Sowell was like a skilled chef, everything cooked to perfection, seasoned beautifully, and something for every palette. If you can't enjoy it, it's because you choose to hate great food, and you probably prefer Kale chips to potato chips, and would somehow enjoy eating bread made from sawdust. There is a multitude of fascinating takeaways, and Sowell takes us back through history to show that "black culture" is really Scottish clan culture. He makes a compelling defense of why America isn't an inherently racist country, and explains why the Founders weren't perpetuating racism by not ending slavery at our founding. Contrary to the statue smashers over in Portland, the Founders laid the groundwork for ending slavery.
Perhaps the most poignant point which Sowell makes is that while every ethnicity has at one time been enslaved, and in turn enslaved others, it was only in the West that this temptation to enslave our fellow man was overcome. It was the cause of liberty which ensured the eventual end of slavery not only in the West but (almost) throughout the whole world. Ironically, it is in places where Western values are not predominant that slavery still exists (I would assert it would be more accurate to say Christian ethics). However, current narratives regarding race/slavery would have us believe that America's founders simply perpetuated/entrenched slavery, rather than planting the seeds of liberty which would grow the fruit of abolition of the institution of slavery. This book is a potent antidote to the woke-sorcery which has beguiled our universities, press, and culture.

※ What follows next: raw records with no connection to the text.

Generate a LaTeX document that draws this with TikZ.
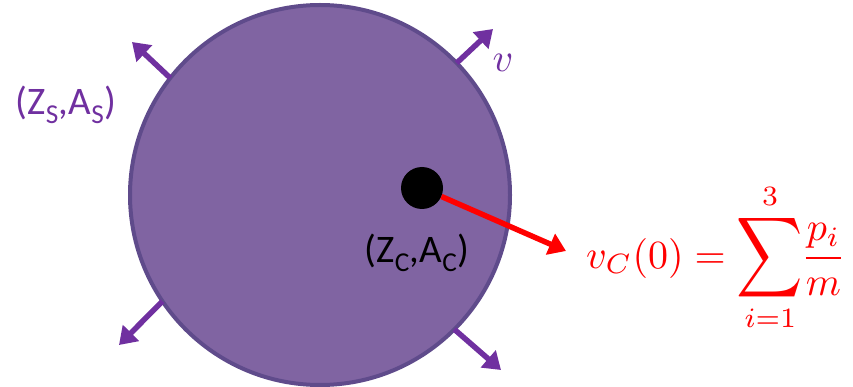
\documentclass[tikz,border=0pt]{standalone}
\usepackage{fontspec}
\usepackage{amsmath}
\usepackage{graphicx}
\setmainfont{Carlito}
\usetikzlibrary{arrows.meta}
\definecolor{ballfill}{HTML}{8064A2}
\definecolor{ballline}{HTML}{5F4B8B}
\definecolor{arrowpurple}{HTML}{7030A0}
\definecolor{eqred}{HTML}{FF0000}
\begin{document}
\begin{tikzpicture}[x=1pt,y=-1pt,
  ballstyle/.style={circle,draw=ballline,fill=ballfill,line width=4pt,minimum size=380pt,inner sep=0pt,outer sep=0pt},
  dotstyle/.style={circle,fill=black,minimum size=42pt,inner sep=0pt},
  outarrow/.style={draw=arrowpurple,line width=5.5pt,-{Triangle[length=17pt,width=22pt]}},
  redarrow/.style={draw=eqred,line width=5.5pt,-{Triangle[length=17pt,width=22pt]}},
  lbl/.style={inner sep=0pt,font=\fontsize{39}{45}\selectfont}]
\useasboundingbox (0,0) rectangle (853,387);
\node[ballstyle] (ball) at (320,195) {};
\coordinate (t1) at (132,42);
\coordinate (t2) at (493,29);
\coordinate (t3) at (119,345);
\coordinate (t4) at (501,370);
\draw[outarrow] (ball.142) -- (t1);
\draw[outarrow] (ball.44) -- (t2);
\draw[outarrow] (ball.214) -- (t3);
\draw[outarrow] (ball.315) -- (t4);
\node[dotstyle] (dot) at (422,188) {};
\coordinate (rt) at (566,251);
\draw[redarrow] (dot) -- (rt);
\node[lbl] (zc) at (417,253) {(Z\textsubscript{C},A\textsubscript{C})};
\node[lbl,text=arrowpurple] (zs) at (66,105) {(Z\textsubscript{S},A\textsubscript{S})};
\node[inner sep=0pt,text=arrowpurple] (v) at (503,63) {\scalebox{4}{$v$}};
\node[inner sep=0pt,anchor=base west,text=eqred] (eq) at (586,268)
  {\scalebox{4}{$\displaystyle v_C(0)=\mathop{\vcenter{\hbox{\scalebox{1.15}[1.4]{$\displaystyle\sum$}}}}\limits_{i=1}^{3}\mkern-4mu\frac{p_i}{m}$}};
\end{tikzpicture}
\end{document}
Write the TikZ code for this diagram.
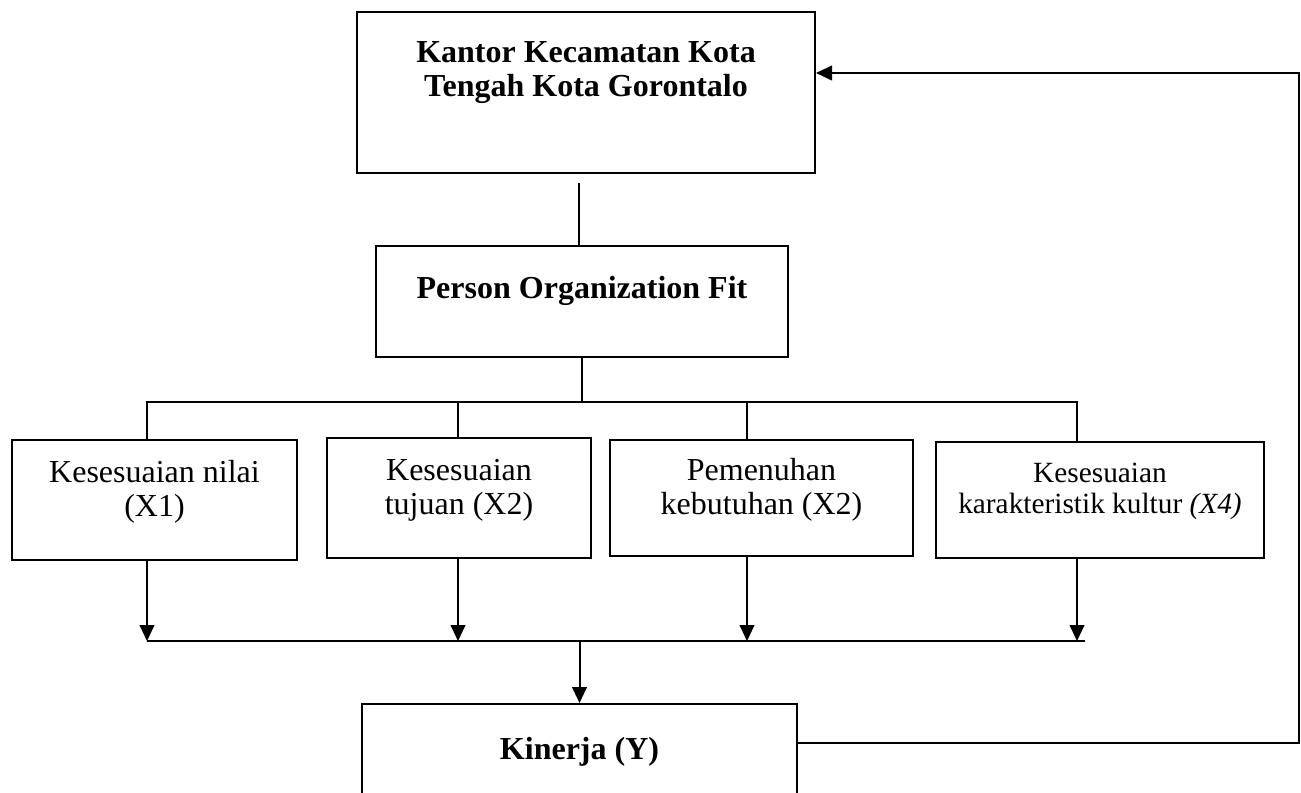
\documentclass[tikz,border=0pt]{standalone}
\usepackage{fontspec}
\setmainfont{Liberation Serif}
\usepackage{tikz}
\usetikzlibrary{arrows.meta, positioning, calc}
\tikzset{
	mainbox/.style={rectangle, draw=black, line width=0.75pt, text centered, align=center, font=\fontsize{12}{12.6}\selectfont\bfseries},
	subbox/.style ={rectangle, draw=black, line width=0.75pt, text centered, align=center, font=\fontsize{12}{12.6}\selectfont, text depth=8.5pt},
	flowarrow/.style={-{Triangle[length=6pt, width=5.5pt]}, line width=0.75pt},
	plainline/.style={line width=0.75pt},
}
\begin{document}
\begin{tikzpicture}[x=0.375pt, y=-0.375pt]
			\useasboundingbox (0,0) rectangle (1301,792);
			\clip (0,0) rectangle (1301,792);
			\node[mainbox, minimum width=171.75pt, minimum height=60.4pt, text depth=17.5pt] (kantor) at (586,92.5) {Kantor Kecamatan Kota\\Tengah Kota Gorontalo};
			\node[mainbox, minimum width=154.5pt, minimum height=41.6pt, text depth=10.5pt] (pof) at (582,301.5) {Person Organization Fit};
			\node[subbox, minimum width=106.9pt, minimum height=45pt] (x1) at (154.5,500) {Kesesuaian nilai\\(X1)};
			\node[subbox, minimum width=99pt, minimum height=45pt] (x2) at (459,498) {Kesesuaian\\tujuan (X2)};
			\node[subbox, minimum width=113.6pt, minimum height=43.5pt] (x3) at (761.5,498) {Pemenuhan\\kebutuhan (X2)};
			\node[subbox, minimum width=123pt, minimum height=43.5pt, font=\fontsize{11}{11.6}\selectfont] (x4) at (1100,500) {Kesesuaian\\karakteristik kultur \textit{(X4)}};
			\node[mainbox, minimum width=163.1pt, minimum height=36pt] (kinerja) at (579.5,752) {Kinerja (Y)};
			% branch points
			\foreach \nm/\sx in {x1/147, x2/458, x3/747, x4/1077} {
				\coordinate (t\nm) at (\sx,402);
				\coordinate (d\nm) at (\sx,641);
				\draw[flowarrow] (d\nm |- \nm.south) -- (d\nm);
			}
			\coordinate (busend) at (1085,641);
			\coordinate (kgap) at (579,183);
			\coordinate (fblow) at (1299,743);
			\coordinate (fbtop) at (1299,73);
			\draw[plainline] (kgap) -- (kgap |- pof.north);
			\draw[plainline] (pof.south) -- (pof.south |- tx1);
			\draw[plainline] (tx1 |- x1.north) -- (tx1) -- (tx4) -- (tx4 |- x4.north);
			\draw[plainline] (tx2) -- (tx2 |- x2.north);
			\draw[plainline] (tx3) -- (tx3 |- x3.north);
			\draw[plainline] (dx1) -- (busend);
			\draw[flowarrow] (kinerja.north |- busend) -- (kinerja.north);
			\draw[flowarrow] (kinerja.east |- fblow) -- (fblow) -- (fbtop) -- (kantor.east |- fbtop);
		\end{tikzpicture}
\end{document}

"What the rednecks or crackers brought with them across the ocean was a whole constellation of attitudes, values, and behavior patterns that might have made sense in the world in which they had lived for centuries, but which would prove to be counterproductive in the world to which they were going—and counterproductive to the blacks who would live in their midst for centuries before emerging into freedom and migrating to the great urban centers of the United States, taking with them similar values.
The cultural values and social patterns prevalent among Southern whites included [See Grady McWhiney's Cracker Culture, 1988] an aversion to work, proneness to violence, neglect of education, sexual promiscuity, improvidence, drunkenness, lack of entrepreneurship, reckless searches for excitement, lively music and dance, and a style of religious oratory marked by strident rhetoric, unbridled emotions, and flamboyant imagery. This oratorical style carried over into the political oratory of the region in both the Jim Crow era and the civil rights era, and has continued on into our own times among black politicians, preachers, and activists. Touchy pride, vanity, and boastful self-dramatization were also part of this redneck culture among people from regions of Britain where the civilization was the least developed. They boast and lack self-restraint, Olmsted said, after observing their descendants in the American antebellum South."